Exercise goal: Below are entries; repeat exactly, and nothing else, the lines from the one holding "Give me the" through the one holding "const FS = 20.6;", inclusive. Leave the pictures out.

[Listed entries start]

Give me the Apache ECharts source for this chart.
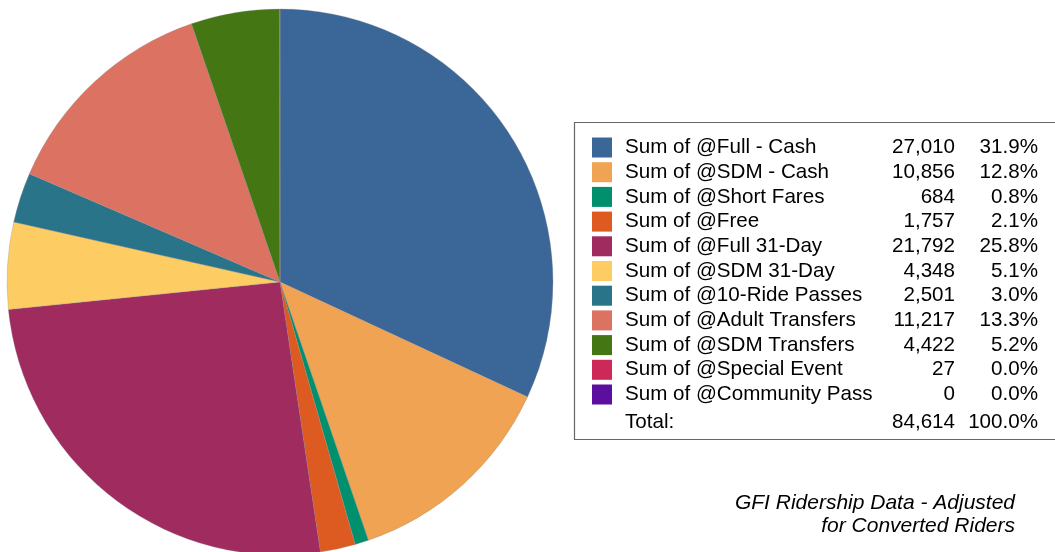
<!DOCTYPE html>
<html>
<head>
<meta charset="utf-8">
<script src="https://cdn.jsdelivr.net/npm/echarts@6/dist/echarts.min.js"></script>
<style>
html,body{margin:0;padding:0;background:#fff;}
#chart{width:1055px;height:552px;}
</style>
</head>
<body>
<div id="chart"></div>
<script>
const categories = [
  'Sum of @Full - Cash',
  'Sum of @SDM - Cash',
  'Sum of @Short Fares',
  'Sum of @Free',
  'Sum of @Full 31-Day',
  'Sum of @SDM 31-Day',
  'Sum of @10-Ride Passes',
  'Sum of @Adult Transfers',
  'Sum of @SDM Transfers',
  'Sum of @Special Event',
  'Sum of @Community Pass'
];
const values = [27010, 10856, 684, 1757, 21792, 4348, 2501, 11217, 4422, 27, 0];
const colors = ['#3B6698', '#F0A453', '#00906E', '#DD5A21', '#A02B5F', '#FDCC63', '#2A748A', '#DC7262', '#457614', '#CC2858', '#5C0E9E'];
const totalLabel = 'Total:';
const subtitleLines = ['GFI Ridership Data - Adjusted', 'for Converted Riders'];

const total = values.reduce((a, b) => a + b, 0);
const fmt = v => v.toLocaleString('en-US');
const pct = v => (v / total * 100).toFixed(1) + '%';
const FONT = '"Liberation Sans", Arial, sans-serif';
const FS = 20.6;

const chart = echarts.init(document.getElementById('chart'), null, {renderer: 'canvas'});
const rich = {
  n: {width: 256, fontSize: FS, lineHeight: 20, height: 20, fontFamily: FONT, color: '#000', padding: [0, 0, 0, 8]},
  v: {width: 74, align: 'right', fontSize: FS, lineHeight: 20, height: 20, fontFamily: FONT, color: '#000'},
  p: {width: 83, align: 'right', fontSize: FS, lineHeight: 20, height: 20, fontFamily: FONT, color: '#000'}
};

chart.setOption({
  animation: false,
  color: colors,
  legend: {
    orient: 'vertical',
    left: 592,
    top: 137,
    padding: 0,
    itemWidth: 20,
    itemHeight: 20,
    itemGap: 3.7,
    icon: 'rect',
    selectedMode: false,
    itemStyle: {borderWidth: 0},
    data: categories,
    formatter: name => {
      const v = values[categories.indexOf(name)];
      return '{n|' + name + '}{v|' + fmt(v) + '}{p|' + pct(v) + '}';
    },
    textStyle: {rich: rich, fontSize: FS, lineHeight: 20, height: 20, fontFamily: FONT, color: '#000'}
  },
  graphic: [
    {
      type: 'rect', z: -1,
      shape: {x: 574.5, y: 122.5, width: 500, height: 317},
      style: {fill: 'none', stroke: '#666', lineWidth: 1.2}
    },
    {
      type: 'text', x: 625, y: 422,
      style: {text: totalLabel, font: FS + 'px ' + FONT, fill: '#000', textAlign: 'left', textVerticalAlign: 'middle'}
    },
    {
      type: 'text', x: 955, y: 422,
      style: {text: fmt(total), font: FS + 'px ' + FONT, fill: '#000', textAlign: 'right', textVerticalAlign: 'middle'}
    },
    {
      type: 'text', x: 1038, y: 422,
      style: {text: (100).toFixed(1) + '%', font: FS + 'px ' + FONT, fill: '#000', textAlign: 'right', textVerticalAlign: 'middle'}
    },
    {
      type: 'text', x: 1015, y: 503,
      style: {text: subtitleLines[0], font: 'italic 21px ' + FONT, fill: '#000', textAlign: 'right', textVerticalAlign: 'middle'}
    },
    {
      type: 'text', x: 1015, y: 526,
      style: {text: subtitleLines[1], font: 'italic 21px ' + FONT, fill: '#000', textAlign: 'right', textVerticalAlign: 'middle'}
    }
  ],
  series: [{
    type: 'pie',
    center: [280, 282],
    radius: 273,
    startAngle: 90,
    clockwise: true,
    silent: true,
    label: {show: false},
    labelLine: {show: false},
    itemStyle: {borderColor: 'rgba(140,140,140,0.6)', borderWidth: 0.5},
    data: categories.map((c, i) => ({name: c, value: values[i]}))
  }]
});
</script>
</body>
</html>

[Listed entries end]
[Listed entries start]

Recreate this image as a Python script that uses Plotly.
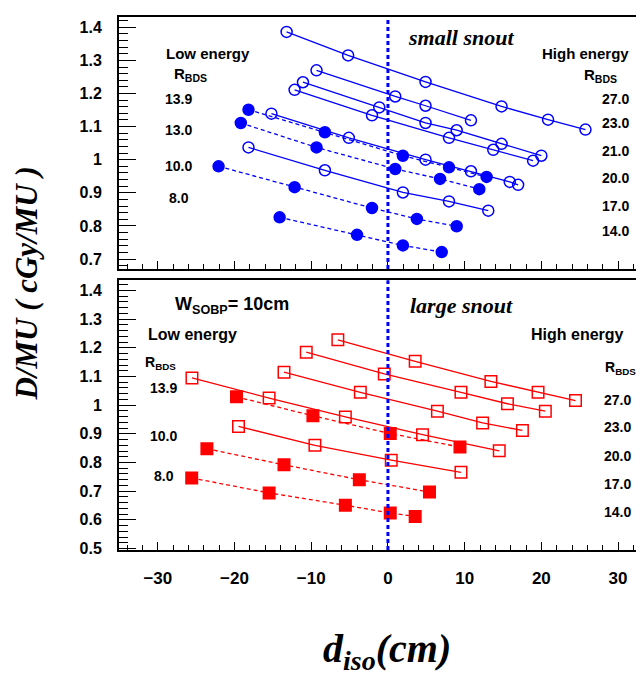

[Listed entries end]
[Listed entries start]

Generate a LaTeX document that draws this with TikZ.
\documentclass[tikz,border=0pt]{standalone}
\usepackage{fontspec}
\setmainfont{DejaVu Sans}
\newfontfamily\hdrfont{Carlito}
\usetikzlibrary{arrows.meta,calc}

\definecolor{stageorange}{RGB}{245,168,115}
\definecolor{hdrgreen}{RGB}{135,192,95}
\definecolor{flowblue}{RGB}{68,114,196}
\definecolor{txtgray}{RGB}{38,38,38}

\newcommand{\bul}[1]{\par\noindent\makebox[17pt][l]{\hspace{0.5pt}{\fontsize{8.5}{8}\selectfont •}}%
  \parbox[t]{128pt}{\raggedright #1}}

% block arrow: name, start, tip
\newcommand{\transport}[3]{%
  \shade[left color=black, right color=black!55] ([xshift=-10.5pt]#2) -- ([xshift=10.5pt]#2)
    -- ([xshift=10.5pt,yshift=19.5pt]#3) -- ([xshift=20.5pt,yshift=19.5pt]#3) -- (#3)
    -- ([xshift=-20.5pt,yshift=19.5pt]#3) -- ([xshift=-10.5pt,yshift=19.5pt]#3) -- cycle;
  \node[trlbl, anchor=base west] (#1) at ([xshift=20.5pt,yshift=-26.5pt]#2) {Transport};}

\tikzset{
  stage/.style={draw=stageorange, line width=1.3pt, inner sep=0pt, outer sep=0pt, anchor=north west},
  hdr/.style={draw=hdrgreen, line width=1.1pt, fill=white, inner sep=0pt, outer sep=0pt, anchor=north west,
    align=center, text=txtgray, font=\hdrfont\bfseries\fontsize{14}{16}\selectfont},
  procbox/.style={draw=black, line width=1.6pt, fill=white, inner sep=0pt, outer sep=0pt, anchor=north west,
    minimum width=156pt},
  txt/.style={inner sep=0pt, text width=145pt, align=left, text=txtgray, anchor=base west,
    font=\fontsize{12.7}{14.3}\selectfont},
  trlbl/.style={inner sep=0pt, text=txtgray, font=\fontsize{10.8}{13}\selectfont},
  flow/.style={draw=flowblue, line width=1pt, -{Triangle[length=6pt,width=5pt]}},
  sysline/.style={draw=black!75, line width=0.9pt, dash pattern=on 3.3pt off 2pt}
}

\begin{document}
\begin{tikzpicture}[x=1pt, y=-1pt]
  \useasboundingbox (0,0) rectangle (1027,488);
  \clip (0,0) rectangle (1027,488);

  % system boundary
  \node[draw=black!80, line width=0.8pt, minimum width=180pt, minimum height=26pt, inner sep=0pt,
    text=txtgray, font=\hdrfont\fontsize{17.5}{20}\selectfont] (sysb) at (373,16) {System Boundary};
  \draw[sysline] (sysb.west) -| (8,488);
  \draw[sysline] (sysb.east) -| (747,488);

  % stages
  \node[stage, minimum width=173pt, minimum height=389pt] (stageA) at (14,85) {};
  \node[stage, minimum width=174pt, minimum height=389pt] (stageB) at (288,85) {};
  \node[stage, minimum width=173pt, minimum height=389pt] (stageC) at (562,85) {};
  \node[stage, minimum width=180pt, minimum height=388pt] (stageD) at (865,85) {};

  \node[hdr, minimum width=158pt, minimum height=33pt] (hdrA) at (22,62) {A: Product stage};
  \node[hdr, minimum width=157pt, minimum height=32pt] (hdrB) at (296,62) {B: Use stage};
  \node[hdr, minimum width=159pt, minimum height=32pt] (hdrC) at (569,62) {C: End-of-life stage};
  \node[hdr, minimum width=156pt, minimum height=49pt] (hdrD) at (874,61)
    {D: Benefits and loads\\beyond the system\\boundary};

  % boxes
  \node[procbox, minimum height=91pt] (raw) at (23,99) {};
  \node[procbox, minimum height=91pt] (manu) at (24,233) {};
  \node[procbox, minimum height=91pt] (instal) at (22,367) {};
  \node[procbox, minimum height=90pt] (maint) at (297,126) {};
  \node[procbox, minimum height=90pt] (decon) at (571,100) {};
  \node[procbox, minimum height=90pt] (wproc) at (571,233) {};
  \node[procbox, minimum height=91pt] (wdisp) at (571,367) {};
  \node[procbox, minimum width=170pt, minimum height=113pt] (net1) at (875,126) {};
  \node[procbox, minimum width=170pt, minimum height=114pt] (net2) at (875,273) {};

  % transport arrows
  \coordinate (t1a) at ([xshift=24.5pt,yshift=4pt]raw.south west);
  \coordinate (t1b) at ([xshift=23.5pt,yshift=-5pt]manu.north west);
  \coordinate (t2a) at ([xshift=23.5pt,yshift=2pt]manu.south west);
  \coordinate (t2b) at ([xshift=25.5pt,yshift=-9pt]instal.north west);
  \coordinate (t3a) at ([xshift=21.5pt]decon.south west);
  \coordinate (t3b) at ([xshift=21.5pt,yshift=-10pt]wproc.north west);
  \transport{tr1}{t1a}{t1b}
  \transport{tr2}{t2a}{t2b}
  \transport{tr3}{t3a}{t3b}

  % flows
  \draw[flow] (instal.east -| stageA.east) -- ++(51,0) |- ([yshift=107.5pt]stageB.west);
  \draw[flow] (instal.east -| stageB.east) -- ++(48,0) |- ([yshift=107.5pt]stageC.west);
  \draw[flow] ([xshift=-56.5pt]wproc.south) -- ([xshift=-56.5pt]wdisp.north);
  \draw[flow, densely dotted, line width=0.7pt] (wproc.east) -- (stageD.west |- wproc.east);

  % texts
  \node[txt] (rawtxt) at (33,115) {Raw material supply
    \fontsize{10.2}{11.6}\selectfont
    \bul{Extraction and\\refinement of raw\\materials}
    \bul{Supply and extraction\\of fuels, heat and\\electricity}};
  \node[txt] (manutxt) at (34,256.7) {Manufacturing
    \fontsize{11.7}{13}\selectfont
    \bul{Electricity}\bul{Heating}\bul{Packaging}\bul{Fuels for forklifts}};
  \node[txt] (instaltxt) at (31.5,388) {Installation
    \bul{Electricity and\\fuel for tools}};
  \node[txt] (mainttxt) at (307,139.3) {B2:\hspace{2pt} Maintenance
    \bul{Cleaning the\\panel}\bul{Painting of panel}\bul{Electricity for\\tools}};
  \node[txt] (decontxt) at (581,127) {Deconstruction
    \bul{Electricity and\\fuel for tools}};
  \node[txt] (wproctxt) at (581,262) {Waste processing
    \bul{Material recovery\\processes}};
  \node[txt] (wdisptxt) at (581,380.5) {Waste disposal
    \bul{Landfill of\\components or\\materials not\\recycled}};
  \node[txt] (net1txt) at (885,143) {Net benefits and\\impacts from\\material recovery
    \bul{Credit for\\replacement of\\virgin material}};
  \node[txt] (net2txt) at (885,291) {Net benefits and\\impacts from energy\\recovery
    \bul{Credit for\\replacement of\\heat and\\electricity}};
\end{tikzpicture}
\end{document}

[Listed entries end]

Solution for this exercise:
Give me the Apache ECharts source for this chart.
<!DOCTYPE html>
<html>
<head>
<meta charset="utf-8">
<script src="https://cdn.jsdelivr.net/npm/echarts@6/dist/echarts.min.js"></script>
<style>
html,body{margin:0;padding:0;background:#fff;}
#chart{width:1055px;height:552px;}
</style>
</head>
<body>
<div id="chart"></div>
<script>
const categories = [
  'Sum of @Full - Cash',
  'Sum of @SDM - Cash',
  'Sum of @Short Fares',
  'Sum of @Free',
  'Sum of @Full 31-Day',
  'Sum of @SDM 31-Day',
  'Sum of @10-Ride Passes',
  'Sum of @Adult Transfers',
  'Sum of @SDM Transfers',
  'Sum of @Special Event',
  'Sum of @Community Pass'
];
const values = [27010, 10856, 684, 1757, 21792, 4348, 2501, 11217, 4422, 27, 0];
const colors = ['#3B6698', '#F0A453', '#00906E', '#DD5A21', '#A02B5F', '#FDCC63', '#2A748A', '#DC7262', '#457614', '#CC2858', '#5C0E9E'];
const totalLabel = 'Total:';
const subtitleLines = ['GFI Ridership Data - Adjusted', 'for Converted Riders'];

const total = values.reduce((a, b) => a + b, 0);
const fmt = v => v.toLocaleString('en-US');
const pct = v => (v / total * 100).toFixed(1) + '%';
const FONT = '"Liberation Sans", Arial, sans-serif';
const FS = 20.6;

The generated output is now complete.